6. On this basis, applying substance over form, the true founder remains the real owner of the assets held or registered in the name of the trust, according to Shariah principles, unless there is clear and compelling evidence to the contrary, that the founder has transferred ownership of the underlying assets to the beneficiaries of the trust in terms of a prior recognized Shariah compliant contract, and consequently the beneficiaries as true owners have elected to use the trust as a conduit and vehicle to achieve optimal tax and estate duty benefits.
7. This means that, in the normal situation, the trust deed must be structured appropriately to ensure that, upon the death of the true founder, his or her assets, held nominally in the name of the trust, represented by capital and accrued income, must be distributed to the heirs of the true founder determined at the time of his or her death, strictly in accordance with, and in the proportions fixed by the Islamic Law of Succession.
8. The final question remains : how does one characterize the treatment of trust income which has been credited to, and legally vested in, the designated beneficiaries in the books of the trust, by the founder in his lifetime (acting through the board of trustees)? Should such legally vested amounts (reflected in the trust financials as loans owed by the trust to the specified beneficiaries) be treated as pure book entries for tax purposes, and be accordingly brought into account, upon the death of the founder, and redistributed at the relevant time amongst the founder's heirs determined, at time of death, in accordance with the Islamic Law of Succession?

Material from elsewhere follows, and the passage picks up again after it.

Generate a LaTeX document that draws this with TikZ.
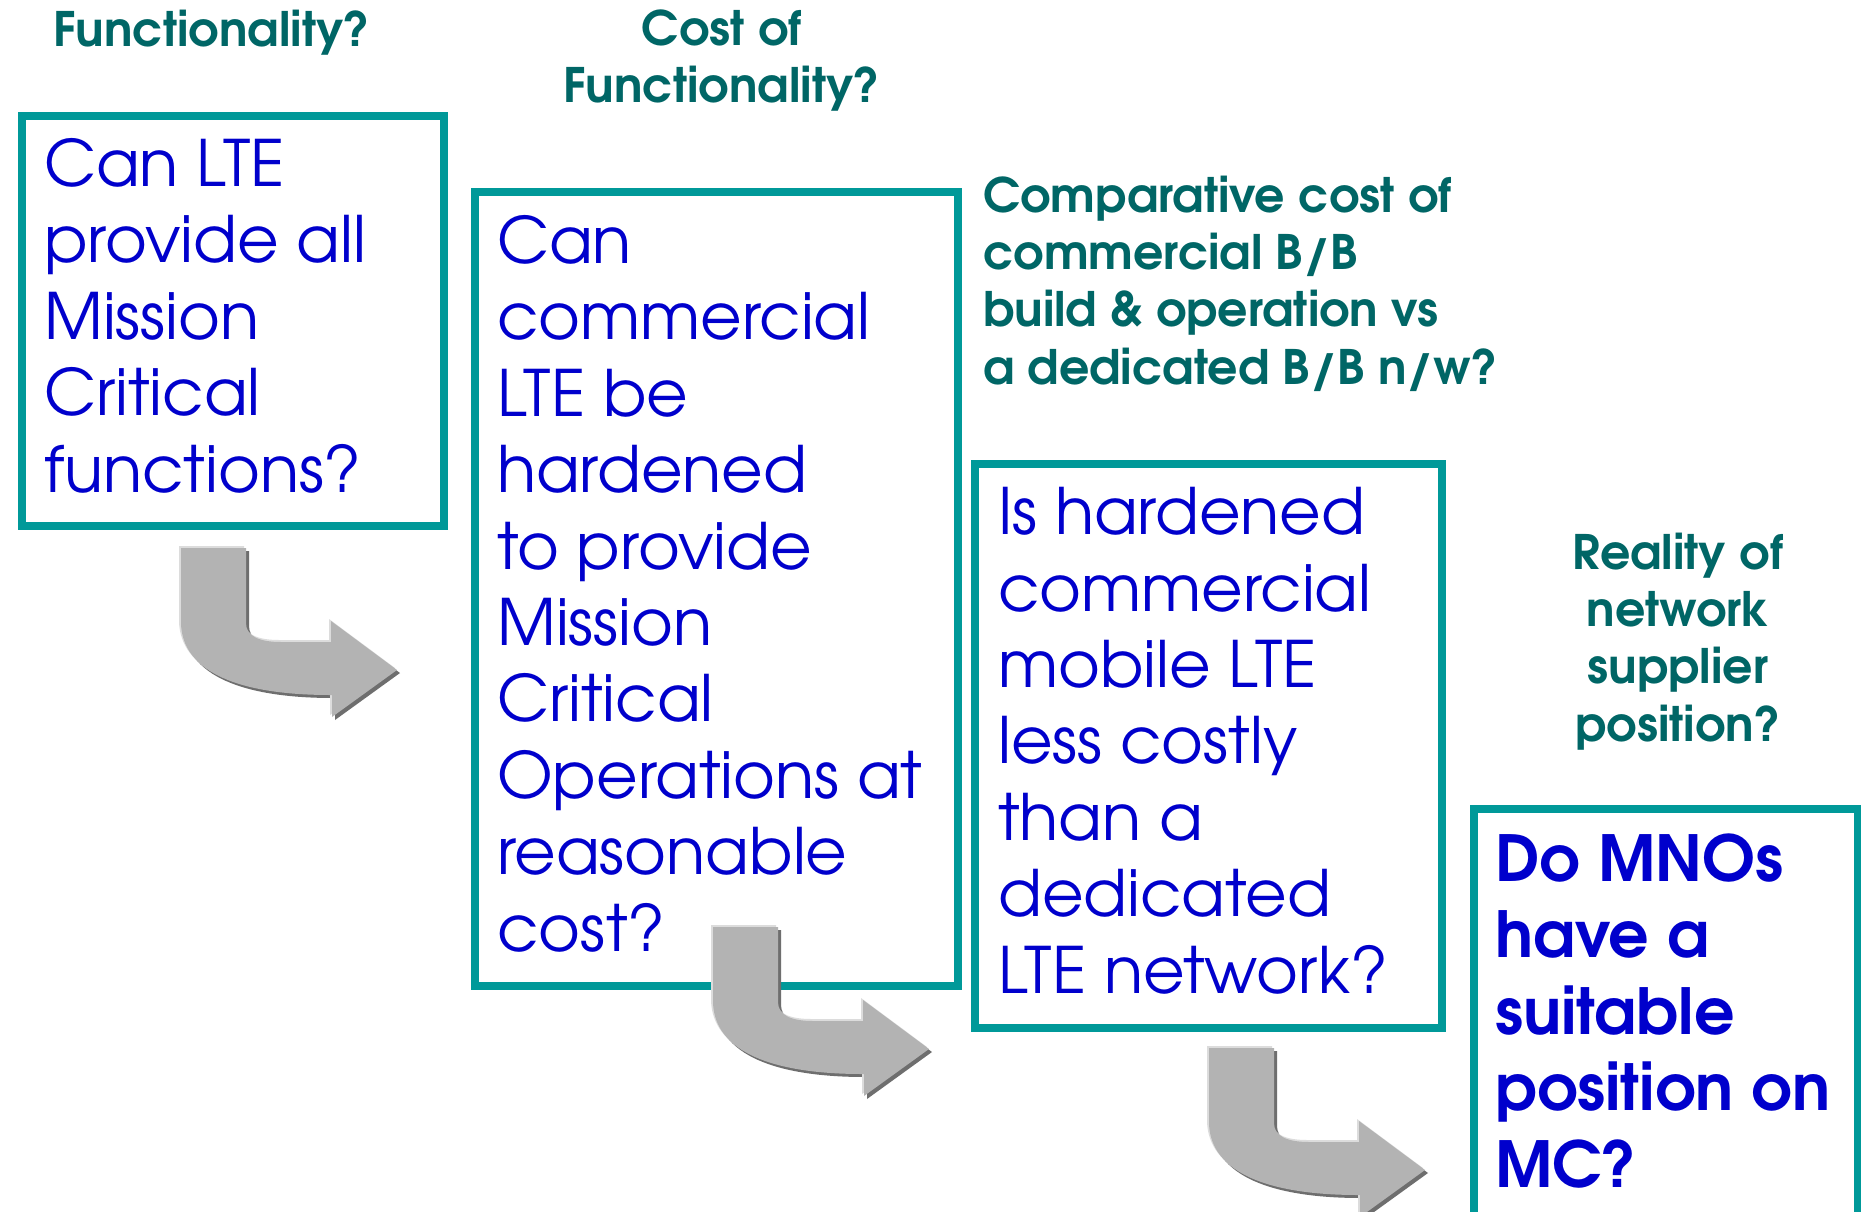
\documentclass[tikz,border=0pt]{standalone}
\usepackage{fontspec}
\setmainfont{TeX Gyre Adventor}
\definecolor{boxteal}{HTML}{009999}
\definecolor{headteal}{HTML}{006666}
\definecolor{bodyblue}{HTML}{0000CC}
\definecolor{arrowgray}{HTML}{B3B3B3}
\definecolor{arrowdark}{HTML}{6E6E6E}
\definecolor{arrowlight}{HTML}{DCDCDC}
\tikzset{
  qframe/.style={draw=boxteal, line width=8pt, anchor=north west, inner sep=0pt},
  % multi-line nodes are placed by the baseline of their last line
  bodytext/.style={text=bodyblue, anchor=base west, align=left, inner sep=0pt,
    font=\fontsize{64}{76.4}\selectfont},
  bodybold/.style={bodytext, font=\fontsize{63.5}{76.4}\selectfont\bfseries},
  headtext/.style={text=headteal, inner sep=0pt,
    font=\fontsize{47.5}{57.3}\selectfont\bfseries},
  bentarrow/.pic={
    \foreach \dx/\dy/\c in {3/3/arrowdark, -2/-2/arrowlight, 0/0/arrowgray}{
      \fill[\c, shift={(\dx,\dy)}] (0,0) -- (65,0) -- (65,75)
        .. controls (65,88) and (78,94) .. (100,94) -- (150,94) -- (150,73)
        -- (216,122) -- (151,169) -- (151,147) -- (149,147)
        .. controls (60,147) and (1,125) .. (0,75) -- cycle;
    }
  }
}
\begin{document}
\begin{tikzpicture}[x=1pt,y=-1pt]
  \useasboundingbox (0,0) rectangle (1861,1212);
  \clip (0,0) rectangle (1861,1212);
  \fill[white] (0,0) rectangle (1861,1212);

  % question frames
  \node[qframe, minimum width=422pt, minimum height=410pt] (box1) at (18,112) {};
  \node[qframe, minimum width=483pt, minimum height=794pt] (box2) at (471,188) {};
  \node[qframe, minimum width=467pt, minimum height=564pt] (box3) at (971,460) {};
  \node[qframe, minimum width=384pt, minimum height=440pt] (box4) at (1470,805) {};

  % headings
  \node[headtext, anchor=base] (h1) at (212,47) {Functionality?};
  \node[headtext, anchor=base, align=center] (h2) at (722,103) {Cost of\\Functionality?};
  \node[headtext, anchor=base west, align=left] (h3) at (983,384)
    {Comparative cost of\\commercial B/B\\build \& operation vs\\a dedicated B/B n/w?};
  \node[headtext, anchor=base, align=center] (h4) at (1678,741)
    {Reality of\\network\\supplier\\position?};

  % questions
  \node[bodytext] (q1) at (44,492)
    {Can LTE\\provide all\\Mission\\Critical\\functions?};
  \node[bodytext] (q2) at (497,951)
    {Can\\commercial\\LTE be\\hardened\\to provide\\Mission\\Critical\\Operations at\\reasonable\\cost?};
  \node[bodytext] (q3) at (998,993)
    {Is hardened\\commercial\\mobile LTE\\less costly\\than a\\dedicated\\LTE network?};
  \node[bodybold] (q4) at (1495,1187)
    {Do MNOs\\have a\\suitable\\position on\\MC?};

  % bent arrows between the stages
  \pic (arr1) at (181,548) {bentarrow};
  \pic (arr2) at (713,927) {bentarrow};
  \pic (arr3) at (1209,1048) {bentarrow};
\end{tikzpicture}
\end{document}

9. In my view, it is preferable to treat such past credited amounts of income, which have legally vested in a beneficiary, but have not been actually paid out, as a completed donation made by the founder to the relevant beneficiary/ recipient. The founder may however direct, in a side agreement, that all such credited amounts were in fact pure book entries for tax purposes, and must accordingly be brought into account and adjusted upon his death, to be redistributed amongst his prescribed heirs, in the proportions fixed by the Shariah.